Last year a TES survey found that more than 47 per cent of the schools included did not have a teacher with a qualification in swimming tuition.

John Glenn, from the ASA, agrees that it is not uncommon for unqualified teachers to be asked to teach swimming and that many schools need to take a look at their procedures.

Linda Bishop-Bailey, who is managing consultant at the ISRM at Loughborough University and a national authority on school swimming, says many teachers spend just two hours in their three-year training course on teaching swimming. PGCE students - and even PE specialists - may not cover it at all. “Many teachers who are required to teach swimming can’t swim and have no specialised training,” she says. “Swimming is starved of funding and it is way down the priority list. Since the mid-1990s, budgets and responsibilities for swimming have been delegated to individual schools and there are only a handful of local authorities left which still have a central budget for school swimming. The result has been that responsibility for a lot of health and safety measures has fallen between the gaps.

“I’ve seen a lot of dangerous situations in school swimming lessons.
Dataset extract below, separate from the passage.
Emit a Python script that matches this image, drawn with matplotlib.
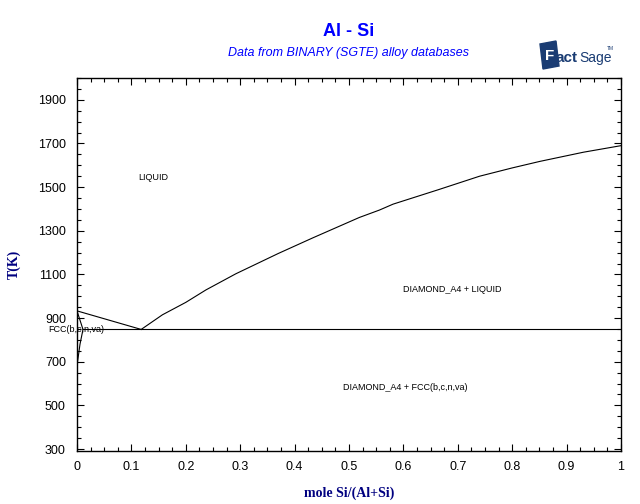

A lot of it is down to lack of common sense and basic health and safety procedures.”

Linda has been working with local authorities and schools in a bid to improve swimming policies. Her work with Buckinghamshire County Council is now a best-practice model, which she hopes can be adopted across the UK.

Steve Franks, operations director at the Swimming Teachers’ Association, says: “Teachers need some proper support. We know of schools where teachers are not trained and there are no lifeguards. As a parent I wouldn’t put my child in that environment - would you?”

Treading water

Drowning is one of the most common causes of accidental death among children, with about 50 fatalities each year.

More than a third of children left primary school last year without the basic swimming skills that could save their lives, a TES survey revealed last year.

The Government wants every primary pupil to be able to swim 25 metres by the end of key stage 2. Last June it announced a pound;5.5 million “top up” scheme to achieve this.

Ministers say teachers are trained to teach the full requirements of the national curriculum, including teaching swimming

Where to go for help

The Swimming Teachers’ Association (STA) and the Amateur Swimming Association (ASA) offer a range of swimming teaching and lifesaving courses, some aimed specifically at classroom teachers.

The STA is offering a new pool safety award for teachers and the ASA has a one-day free national curriculum training programme course for primary teachers and teaching assistants.